I think my husband and I will spend a fortnight in Indonesia, buying batik, bronze and stone sculpture and furniture. We will snorkel, bask in the sun, and look deep into one another's eyes, because even though our account is trashed, we still have what is most important: A deep and abiding love for one another and our children, our health, and a future like a bright path to exlore and shape. I would rather starve in a teepee with that man than live in a golden palace with anyone else.
Re our portfolio: I am going to wait and see. I'd prefer to buy in on the way up than on the way down. I will keep trailing stops tight.

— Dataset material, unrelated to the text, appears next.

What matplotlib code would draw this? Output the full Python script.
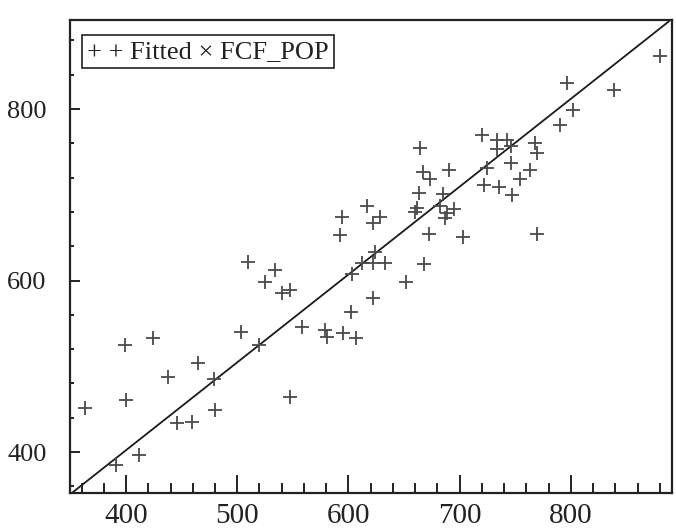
import matplotlib
matplotlib.use("Agg")
import matplotlib.pyplot as plt
from matplotlib.ticker import MultipleLocator

# Scatter data: FCF_POP (x) vs fitted (y)
pop_x = [363, 391, 412, 399, 400, 424, 438, 465, 479, 480, 446, 459, 503, 520,
         547, 525, 540, 547, 510, 534, 558, 579, 581, 595, 607, 602, 622, 652,
         603, 612, 622, 633, 624, 668, 592, 594, 622, 628, 617, 660, 662, 672,
         682, 689, 695, 687, 703, 663, 685, 667, 673, 690, 664, 725, 722, 735,
         747, 754, 763, 746, 770, 720, 734, 734, 743, 746, 768, 770, 790, 802,
         797, 839, 880]
fit_y = [451, 385, 397, 525, 461, 533, 487, 504, 485, 449, 434, 435, 540, 525,
         464, 598, 585, 589, 622, 612, 546, 542, 534, 539, 533, 563, 580, 598,
         608, 620, 620, 620, 633, 619, 653, 674, 667, 674, 687, 680, 685, 654,
         687, 679, 683, 673, 651, 702, 701, 727, 718, 729, 755, 731, 711, 709,
         700, 718, 729, 737, 654, 770, 764, 753, 764, 757, 760, 749, 781, 799,
         830, 822, 862]

# Fitted line end points
line_x = [352, 888]
line_y = [353, 902]

x_major = [400, 500, 600, 700, 800]
y_major = [400, 600, 800]
legend_text = "+ + Fitted \u00d7 FCF_POP"

fig = plt.figure(figsize=(6.76, 5.28), dpi=100)
ax = fig.add_axes([0.1036, 0.0663, 0.8905, 0.8958])

ax.plot(line_x, line_y, color="#1a1a1a", lw=1.3, zorder=2)
ax.scatter(pop_x, fit_y, marker="+", s=100, linewidths=1.3, color="#4a4a4a", zorder=3)

ax.set_xlim(349.6, 891)
ax.set_ylim(352.2, 903.8)

ax.set_xticks(x_major)
ax.set_yticks(y_major)
ax.xaxis.set_minor_locator(MultipleLocator(20))
ax.yaxis.set_minor_locator(MultipleLocator(40))

serif = ["Liberation Serif", "DejaVu Serif"]
ax.set_xticklabels([str(v) for v in x_major], family=serif, fontsize=21, color="#222222")
ax.set_yticklabels([str(v) for v in y_major], family=serif, fontsize=19, color="#222222")

ax.tick_params(axis="x", which="major", direction="in", length=13, width=1.4, pad=7, color="#222222")
ax.tick_params(axis="x", which="minor", direction="in", length=7, width=1.4, color="#222222")
ax.tick_params(axis="y", which="major", direction="in", length=7, width=1.4, pad=17, color="#222222")
ax.tick_params(axis="y", which="minor", direction="in", length=3, width=1.4, color="#222222")

for side, sp in ax.spines.items():
    sp.set_linewidth(1.6)
    sp.set_color("#222222")

ax.text(0.028, 0.933, legend_text, transform=ax.transAxes, family=serif,
        fontsize=19, color="#222222", va="center", ha="left",
        bbox=dict(boxstyle="square,pad=0.2", facecolor="white",
                  edgecolor="#222222", linewidth=1.2), zorder=5)

fig.savefig("out.png", dpi=100)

I have fear that some of my favorite stocks will escape me. (Fear is the mind killer.*) While I don't think we will hear any analysts come right out on CNBC and declare that the slaughter is over until they have finished their buying, I think that what with taxes not being due until Monday, and a few days in the mail, and for checks to clear, some sales in favor of taxes may still be ahead. Jim Browne's criteria was to wait until advancers beat decliners by two to one? With the Naz below the 200 dma, and many stocks at or below, I have to ask myself what does the 200dma even mean at the top? It's still rising. The Naz is still falling. How many are hoping against hope to sell into rallies? I hope I am wrong, I may well be wrong but I can't afford to be wrong by buying in too soon. I am not going to risk my last few shekels.
There are still a lot of stocks down by 75%, having broken 200, 300, 400, even 500 DMA if there is such a thing, that still have 1000 or worse no PE's. I think valuation is going to be the "programme for recovery"
Shai-Hulud!
I must not fear. Fear is the mind-killer. Fear is the little death that brings total obliteration. I will face my fear. I will permit it to pass over me and through me. And when it is gone past me I will turn to see fear's path. Where the fear has gone there will be nothing. Only I will remain.